Tiny City Review (iOS)
Tiny City is the Groundhog Day of farming games, and depending on your love of repetition will either keep you at bay or whet your appetite. Since this app is free-to-play, the idea of constructing a metropolis out of a tiny town won't happen overnight unless you spend a bit of cash. Even with this annoying aspect at its base, Tiny City is part of my daily app play rotation.
Your task is to turn a tree laden, sparsely populated environment into a place New Yorkers wouldn't mind visiting. Before you can erect awe inspiring skyscrapers or highly trafficked airports, you must build a few wooden homes and farms to start the journey. The more homes you purchase with coins, the higher the population. Farms and textile mills are needed to create food and products that will keep your supermarkets running efficiently and generating much needed income.
Once your ramshackle neighborhood starts to flourish, you'll thumb your nose at Mother Nature and demolish the trees, rocks, and hills that block the path to progress. Although it's a blatantly calculative move to get gamers to shell out some cash, Tiny City manages to integrate every single element of city building. Every financial expenditure, whether it's purchasing a new structure, or pumping more money into upgrading your homes, comes with a certain level of compromise.
Don't expect thousands of coins and gold bars to be at your beck and call after you've made a profit on a few properties. Most of your wealth will be pumped back into the system to ensure your city's growth.

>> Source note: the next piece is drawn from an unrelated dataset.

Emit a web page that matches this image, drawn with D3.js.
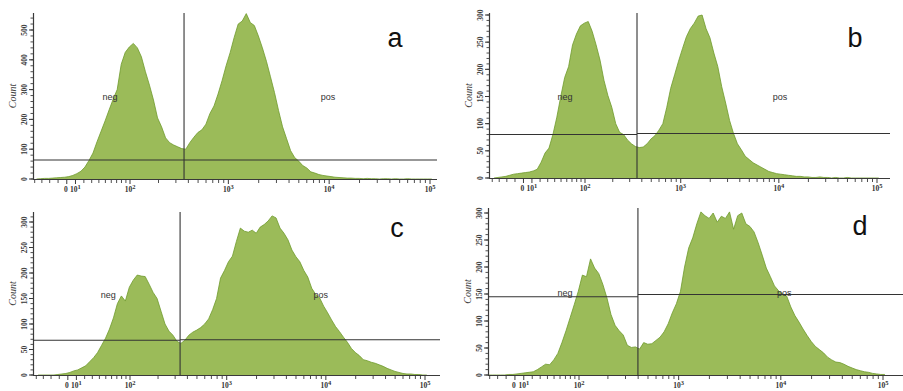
<!DOCTYPE html>
<html>
<head>
<meta charset="utf-8">
<script src="https://cdn.jsdelivr.net/npm/d3@7"></script>
<style>
  html, body { margin: 0; padding: 0; background: #fff; }
  svg { display: block; }
</style>
</head>
<body>
<svg id="chart" width="903" height="391"></svg>
<script>
// ---------------- DATA ----------------
const panelNames = ["a", "b", "c", "d"];

// Histogram bins on the biexponential (asinh) display axis
const binStart = -0.30;   // display units (decades)
const binStep = 0.04;

const countsA = [0,1,2,2,3,4,5,6,8,12,18,26,40,62,87,125,160,195,232,268,300,385,425,443,455,440,410,360,315,265,205,175,138,122,114,108,102,100,122,140,156,165,184,220,245,285,330,380,424,475,520,530,555,525,515,480,440,395,343,290,230,175,135,95,72,60,45,37,24,20,15,12,10,8,6,5,4,3,3,2,2,1,2,1,1,0,1,1,0,1,0,0,1,0,0,0,0,0,0];
const countsB = [0,1,2,3,5,7,8,9,10,11,13,16,29,46,55,80,112,150,185,205,245,265,280,285,288,270,245,217,180,152,130,100,84,80,70,63,58,56,57,63,72,78,88,100,130,165,190,215,238,260,275,285,298,300,275,258,230,205,168,138,106,82,63,52,40,34,28,24,20,16,12,10,8,7,6,5,4,3,3,2,2,1,1,2,1,1,0,1,0,0,1,0,0,0,0,0,0,0,0];
const countsC = [0,0,0,0,0,1,2,3,5,8,10,14,18,26,34,44,58,72,90,112,140,155,145,172,186,196,194,193,178,162,150,125,100,86,78,66,62,68,78,84,88,93,100,110,128,150,190,205,222,233,262,288,282,280,284,278,290,295,302,312,308,288,278,265,245,232,222,205,192,170,158,151,135,122,108,95,85,74,64,52,44,38,30,28,25,23,20,17,13,10,7,5,3,2,2,1,1,0,0];
const countsD = [0,0,0,0,0,0,1,1,2,3,4,5,6,10,15,20,19,28,40,60,82,106,130,155,185,182,215,198,188,168,143,112,92,82,74,55,51,52,48,60,57,58,64,70,80,95,115,132,155,200,235,254,280,302,295,290,300,283,294,290,302,270,295,300,280,275,265,245,222,198,182,165,156,150,146,126,110,98,85,73,62,53,47,41,33,28,24,23,20,16,13,10,8,6,5,3,2,1,1];
const panelCounts = [countsA, countsB, countsC, countsD];

// Gates (fluorescence value of the vertical divider, count of the horizontal markers)
const gateX = [362, 357, 337, 398];
const gateYLeft = [64, 80, 68, 145];
const gateYRight = [64, 82, 69, 149];

// Region labels [fluorescence, count]
const negLabelPos = [[58, 276], [57, 149], [54, 157], [69, 152]];
const posLabelPos = [[9750, 276], [10250, 149], [8900, 157], [10800, 152]];

// Axis ticks
const xMajorTicks = [0, 10, 100, 1000, 10000, 100000];
const xMajorExp = [null, 1, 2, 3, 4, 5];
const xMinorTicks = [-40, -30, -20, -10, 20, 30, 40, 50, 60, 70, 80, 90,
  200, 300, 400, 500, 600, 700, 800, 900,
  2000, 3000, 4000, 5000, 6000, 7000, 8000, 9000,
  20000, 30000, 40000, 50000, 60000, 70000, 80000, 90000];
const yMajorTicks = [
  [0, 100, 200, 300, 400, 500],
  [0, 50, 100, 150, 200, 250, 300],
  [0, 50, 100, 150, 200, 250, 300],
  [0, 50, 100, 150, 200, 250, 300]
];
const yMinorStep = [20, 10, 10, 10];
const yMaxCount = [555, 305, 320, 310];
const yAxisTitle = "Count";

// ---------------- LAYOUT ----------------
const layout = [
  {ox: 33,  right: 437, base: 179, top: 13,  px100: 130, px1e5: 430, refVal: 500, refPx: 30,  letter: [395, 47]},
  {ox: 489, right: 890, base: 178, top: 13,  px100: 585, px1e5: 877, refVal: 300, refPx: 15,  letter: [855, 47]},
  {ox: 33,  right: 440, base: 375, top: 212, px100: 130, px1e5: 425, refVal: 300, refPx: 222, letter: [397, 237]},
  {ox: 488, right: 903, base: 375, top: 208, px100: 579, px1e5: 883, refVal: 300, refPx: 213, letter: [860, 235]}
];

const W = 50; // biexponential linearisation width
const T = v => Math.asinh(v / W) / Math.LN10;

const svg = d3.select("#chart");
const axisColor = "#3a3a3a";
const fillColor = "#9bbb59";
const edgeColor = "#6e9a2c";
const tickFont = "'Liberation Serif', 'DejaVu Serif', serif";

panelNames.forEach((name, p) => {
  const L = layout[p];
  const counts = panelCounts[p];
  const g = svg.append("g");

  const x = d3.scaleLinear().domain([T(100), T(100000)]).range([L.px100, L.px1e5]);
  const y = d3.scaleLinear().domain([0, L.refVal]).range([L.base, L.refPx]);
  const xv = v => x(T(v));

  const clipId = "clip" + name;
  svg.append("clipPath").attr("id", clipId)
    .append("rect").attr("x", L.ox).attr("y", L.top - 2)
    .attr("width", L.right - L.ox).attr("height", L.base - L.top + 2);

  const bins = counts.map((c, i) => ({t: binStart + binStep * i, c}));

  const area = d3.area().x(d => x(d.t)).y0(L.base).y1(d => y(d.c)).curve(d3.curveLinear);
  const line = d3.line().x(d => x(d.t)).y(d => y(d.c)).curve(d3.curveLinear);

  const hg = g.append("g").attr("clip-path", `url(#${clipId})`);
  hg.append("path").datum(bins).attr("d", area).attr("fill", fillColor);
  hg.append("path").datum(bins).attr("d", line).attr("fill", "none")
    .attr("stroke", edgeColor).attr("stroke-width", 0.8);

  // Axes lines
  g.append("line").attr("x1", L.ox).attr("x2", L.right).attr("y1", L.base + 0.5).attr("y2", L.base + 0.5)
    .attr("stroke", axisColor).attr("stroke-width", 1.2);
  g.append("line").attr("x1", L.ox + 0.5).attr("x2", L.ox + 0.5).attr("y1", L.top).attr("y2", L.base + 1)
    .attr("stroke", axisColor).attr("stroke-width", 1.2);

  // X ticks
  xMinorTicks.filter(v => xv(v) > L.ox + 1 && xv(v) < L.right).forEach(v => {
    g.append("line").attr("x1", xv(v)).attr("x2", xv(v)).attr("y1", L.base).attr("y2", L.base + 4)
      .attr("stroke", axisColor).attr("stroke-width", 0.9);
  });
  xMajorTicks.forEach((v, i) => {
    const px = xv(v);
    g.append("line").attr("x1", px).attr("x2", px).attr("y1", L.base).attr("y2", L.base + 5)
      .attr("stroke", axisColor).attr("stroke-width", 1);
    const t = g.append("text").attr("x", v === 0 ? px - 1 : px).attr("y", L.base + 13)
      .attr("text-anchor", "middle").attr("font-family", tickFont)
      .attr("font-weight", "bold").attr("font-size", 7.5).attr("fill", "#333");
    if (xMajorExp[i] === null) {
      t.text("0");
    } else {
      t.append("tspan").text("10");
      t.append("tspan").attr("dy", -3.5).attr("font-size", 6.5).text(xMajorExp[i]);
    }
  });

  // Y ticks
  const minorVals = d3.range(0, yMaxCount[p] + 1, yMinorStep[p]).filter(v => y(v) >= L.top);
  minorVals.forEach(v => {
    g.append("line").attr("x1", L.ox - 2.5).attr("x2", L.ox).attr("y1", y(v)).attr("y2", y(v))
      .attr("stroke", axisColor).attr("stroke-width", 0.9);
  });
  yMajorTicks[p].forEach(v => {
    g.append("line").attr("x1", L.ox - 4).attr("x2", L.ox).attr("y1", y(v)).attr("y2", y(v))
      .attr("stroke", axisColor).attr("stroke-width", 1);
    g.append("text").attr("transform", `translate(${L.ox - 9},${y(v)}) rotate(-90)`)
      .attr("text-anchor", "middle").attr("dominant-baseline", "central")
      .attr("font-family", tickFont).attr("font-weight", "bold").attr("font-size", 7.5)
      .attr("fill", "#333").text(v);
  });

  // Y title
  g.append("text").attr("transform", `translate(${L.ox - 21},${(L.top + L.base) / 2}) rotate(-90)`)
    .attr("text-anchor", "middle").attr("dominant-baseline", "central")
    .attr("font-family", tickFont).attr("font-style", "italic").attr("font-size", 10)
    .attr("fill", "#444").text(yAxisTitle);

  // Gates
  const gx = xv(gateX[p]);
  g.append("line").attr("x1", gx).attr("x2", gx).attr("y1", L.top).attr("y2", L.base)
    .attr("stroke", "#333").attr("stroke-width", 1.1);
  g.append("line").attr("x1", L.ox).attr("x2", gx).attr("y1", y(gateYLeft[p])).attr("y2", y(gateYLeft[p]))
    .attr("stroke", "#333").attr("stroke-width", 1.1);
  g.append("line").attr("x1", gx).attr("x2", L.right).attr("y1", y(gateYRight[p])).attr("y2", y(gateYRight[p]))
    .attr("stroke", "#333").attr("stroke-width", 1.1);

  // Region labels
  [["neg", negLabelPos[p]], ["pos", posLabelPos[p]]].forEach(([txt, pos]) => {
    g.append("text").attr("x", xv(pos[0])).attr("y", y(pos[1]))
      .attr("text-anchor", "middle").attr("dominant-baseline", "central")
      .attr("font-family", "'Liberation Sans', Arial, sans-serif").attr("font-size", 9)
      .attr("fill", "#333").text(txt);
  });

  // Panel letter
  g.append("text").attr("x", L.letter[0]).attr("y", L.letter[1])
    .attr("text-anchor", "middle").attr("font-family", "'Liberation Sans', Arial, sans-serif")
    .attr("font-size", 27).attr("fill", "#111").text(name);
});
</script>
</body>
</html>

On your screen's sidebar are icons which give you various tasks to accomplish in Tiny City. Based on your overall wealth and resources, some of these challenges will take several days to accomplish, and others may never be accomplished at all. As with most farming titles, navigating the game simply requires a simple touch of the building you want to buy. Once you've acquired the item, just drag it across your screen and plant in on the desired location. Unlike other farming titles, you won't have to purchase the land for building purposes, as this entire land is yours to exploit. Clearing a path to build and demolishing everything in its wake does take labor, so expect to spend a ton of coin and chopping down your share of trees.

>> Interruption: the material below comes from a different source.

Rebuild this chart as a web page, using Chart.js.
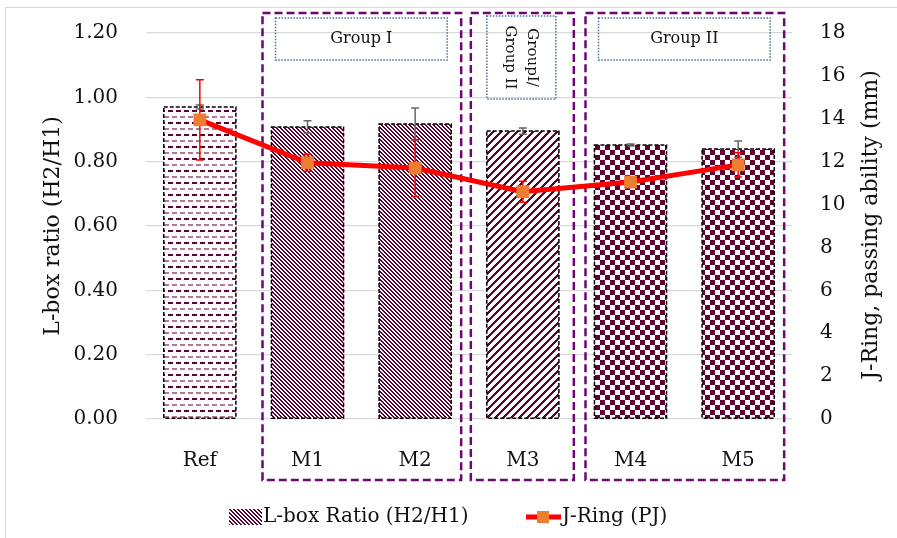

Tiny City's main drawback lies in its slow as molasses approach to development. Even with a slew of upgraded homes, farmers, and markets to increase your business, buying premium buildings and thereby upping your metropolis' cool factor will literally take days to accomplish. This approach is completely fine since it fits into Tiny City's creative aesthetic, and generating revenue is highly understandable. Unfortunately, gamers really can't play this app for hours on end in one sitting like The Simpsons Tapped Out. Since every single financial move you make has its share of repercussions, you can only do so much on a daily basis if you decide not to pay for a few premiums. After several days of building my city, I've cleared a whole bunch of trees, built my share of homes and even broke ground on a local gym. As for the big ticket items, those are still way out of my league.

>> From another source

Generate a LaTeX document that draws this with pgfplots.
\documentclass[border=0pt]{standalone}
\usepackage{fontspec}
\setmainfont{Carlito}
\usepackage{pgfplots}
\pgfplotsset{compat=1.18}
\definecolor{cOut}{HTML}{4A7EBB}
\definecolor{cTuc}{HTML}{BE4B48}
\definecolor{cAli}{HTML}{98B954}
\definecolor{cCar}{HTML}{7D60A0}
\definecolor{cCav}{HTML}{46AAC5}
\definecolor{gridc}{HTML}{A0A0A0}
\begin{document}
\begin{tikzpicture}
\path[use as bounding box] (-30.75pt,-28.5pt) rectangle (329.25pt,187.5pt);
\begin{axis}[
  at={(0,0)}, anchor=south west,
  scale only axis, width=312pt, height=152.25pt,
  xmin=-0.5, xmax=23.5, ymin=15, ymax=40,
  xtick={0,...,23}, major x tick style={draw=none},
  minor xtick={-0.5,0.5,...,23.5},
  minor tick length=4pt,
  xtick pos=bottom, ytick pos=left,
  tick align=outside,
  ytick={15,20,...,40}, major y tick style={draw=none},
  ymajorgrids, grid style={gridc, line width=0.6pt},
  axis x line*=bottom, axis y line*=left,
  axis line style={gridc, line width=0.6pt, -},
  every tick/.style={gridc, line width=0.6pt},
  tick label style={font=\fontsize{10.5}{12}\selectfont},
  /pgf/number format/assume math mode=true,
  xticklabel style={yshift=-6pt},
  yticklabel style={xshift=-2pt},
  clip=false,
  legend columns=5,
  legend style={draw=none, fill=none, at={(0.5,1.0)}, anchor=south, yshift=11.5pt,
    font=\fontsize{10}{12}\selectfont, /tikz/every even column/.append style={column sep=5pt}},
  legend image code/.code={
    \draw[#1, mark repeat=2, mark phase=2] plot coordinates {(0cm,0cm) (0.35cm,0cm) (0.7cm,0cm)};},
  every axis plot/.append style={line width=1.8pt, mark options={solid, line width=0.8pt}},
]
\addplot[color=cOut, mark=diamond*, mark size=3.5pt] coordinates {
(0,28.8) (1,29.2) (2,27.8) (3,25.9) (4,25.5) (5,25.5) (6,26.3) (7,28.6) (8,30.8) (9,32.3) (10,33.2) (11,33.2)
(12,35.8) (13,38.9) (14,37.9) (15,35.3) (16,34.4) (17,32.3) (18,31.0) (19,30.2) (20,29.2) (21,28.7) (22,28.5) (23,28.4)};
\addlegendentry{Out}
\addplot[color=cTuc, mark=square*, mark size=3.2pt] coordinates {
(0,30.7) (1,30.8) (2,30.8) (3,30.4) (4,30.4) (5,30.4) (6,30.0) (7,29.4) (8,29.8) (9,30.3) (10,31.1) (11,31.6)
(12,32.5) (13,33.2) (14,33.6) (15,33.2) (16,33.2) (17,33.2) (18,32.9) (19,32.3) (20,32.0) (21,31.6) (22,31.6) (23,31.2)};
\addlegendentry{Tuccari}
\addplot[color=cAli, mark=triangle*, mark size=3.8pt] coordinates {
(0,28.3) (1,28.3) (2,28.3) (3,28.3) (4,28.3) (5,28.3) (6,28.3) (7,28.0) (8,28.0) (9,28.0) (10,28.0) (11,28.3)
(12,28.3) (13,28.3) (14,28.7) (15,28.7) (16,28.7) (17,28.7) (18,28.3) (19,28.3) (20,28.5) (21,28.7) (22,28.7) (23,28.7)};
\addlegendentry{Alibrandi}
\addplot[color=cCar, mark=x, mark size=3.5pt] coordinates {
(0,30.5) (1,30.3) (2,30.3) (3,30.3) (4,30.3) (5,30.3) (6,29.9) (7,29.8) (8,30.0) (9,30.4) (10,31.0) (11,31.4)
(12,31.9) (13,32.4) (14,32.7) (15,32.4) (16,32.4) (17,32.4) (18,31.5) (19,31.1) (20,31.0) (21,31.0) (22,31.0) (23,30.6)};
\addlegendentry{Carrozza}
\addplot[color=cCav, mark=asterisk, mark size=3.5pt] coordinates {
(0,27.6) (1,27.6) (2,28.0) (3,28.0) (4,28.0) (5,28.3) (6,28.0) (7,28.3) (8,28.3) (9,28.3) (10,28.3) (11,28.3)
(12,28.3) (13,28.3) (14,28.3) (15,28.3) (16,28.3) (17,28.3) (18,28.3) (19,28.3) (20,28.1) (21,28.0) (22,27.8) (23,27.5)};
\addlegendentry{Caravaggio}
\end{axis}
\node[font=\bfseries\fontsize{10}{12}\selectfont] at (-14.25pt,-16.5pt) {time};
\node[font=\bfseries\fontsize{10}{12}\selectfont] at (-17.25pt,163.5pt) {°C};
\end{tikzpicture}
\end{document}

I keep coming back to Tiny City despite its freemium flaws, mainly since it's simply an addictive farming experience. Every day you check back into the game you will earn more gold, which in turn will help add a few upgrades in your town or keep progress moving just a bit faster.
Even if my current city is days away from adding a premium commercial site, I'll continue to plug away and stay the course. I'm more than fine with incremental improvements with Tiny City, and if you understand that Rome wasn't built in a day, this app isn't such bad company.
This review is based on a downloaded copy of Tiny City for iOS.